Considering his work in both crime films and Western, Mann is nearly unmatched as a director of genre movies. Unlike so many filmmakers that started working in B pictures, Mann never lost his interest in the doomed and cynical protagonist who fights first and thinks later; as a result, his Westerns don’t feel dated like many others of the era.

Unfortunately, Mann spent the last part of his career—a heart attack killed him at age 61—toiling on bloated epics: a remake of “Cimarron” (1960), the dull tale of Spain’s greatest hero “El Cid” (1961) and a soap opera version of “The Fall of the Roman Empire” (1964).


ME AND YOU AND EVERYONE WE KNOW (2005)
I hate to sound like an old guy, but when I was in my twenties, no one I knew was as eccentric as any twentysomething character that shows up in an independent movie today. Quirky individualism has been a hallmark of the American cinema since the late 1960s, but it has reached epidemic proportions in the last five years. It seems like every director coming out of film school attempts to top his classmates by creating the most frightfully pitiful characters yet seen on screen. And sometimes it turns out to be a good thing: last year’s “Napoleon Dynamite” worked as have most of the films of Jim Jarmusch and Wes Anderson. And sometimes it doesn’t.

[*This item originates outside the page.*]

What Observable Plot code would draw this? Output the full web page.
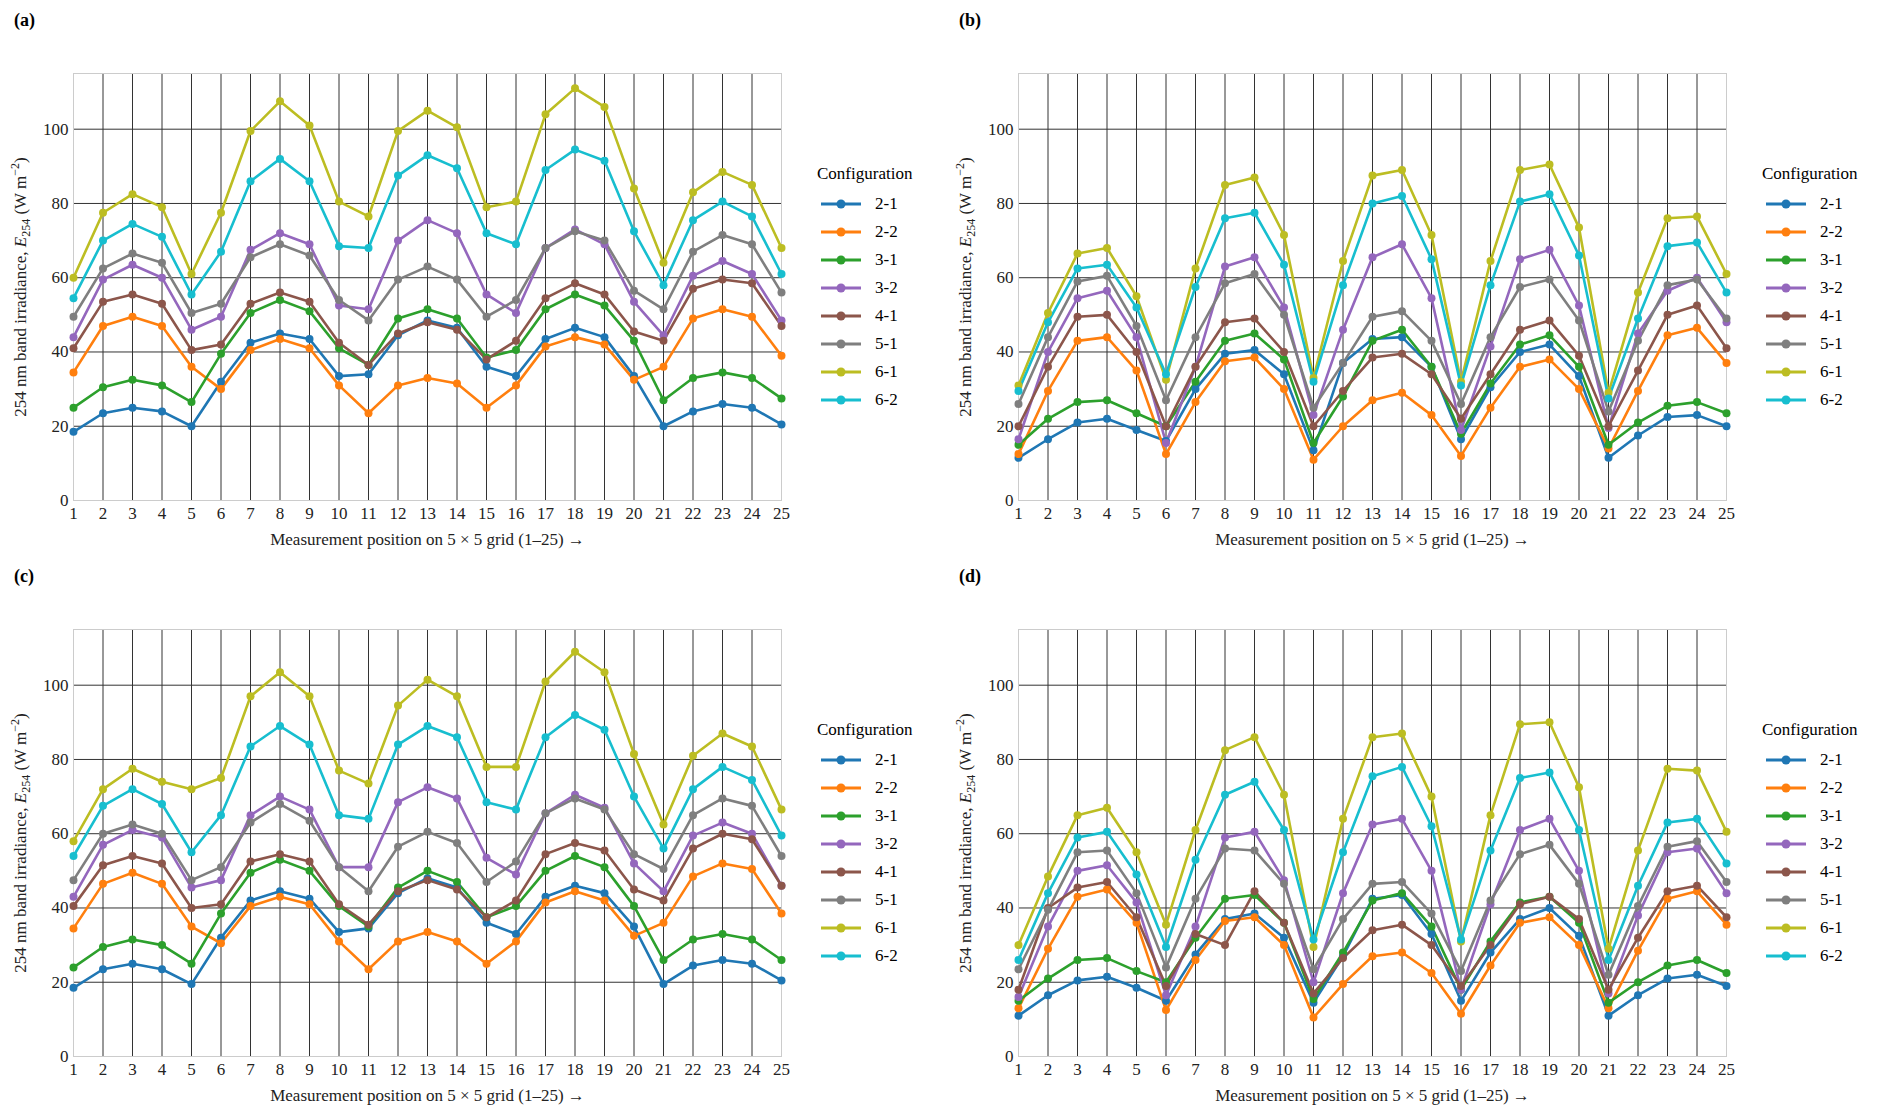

This directorial debut by performance artist Miranda July (she also writes and stars) has some funny and even poignant moments, but she tries too hard to make every character the oddest person you’ve ever met. Adding to the other worldliness of the picture is the flat, emotionless tone that dominates every scene. Near the beginning of the movie, a man (John Hawkes), trying to deal with the breakup of his marriage, sets his hand on fire. July manages to make this desperate act seem mundane.

Granted, the filmmaker is using this tone to make her points about unconnected people reaching out for anything resembling human emotions, but it’s become old news. Every other film that comes out of Sundance is grasping for the same theme. Between the films of Todd Haynes, Todd Solondz and a dozen guys and gals whose names I’ve already forgotten, the whole idea of dreary and dull substituting for emotional immaturity has run its course.

“Me and You” does offer an amusing sendup of modern art, when a gallery owner mistakes a crumpled fast-food wrapper for a piece of art. For me, it was the perfect metaphor for this movie.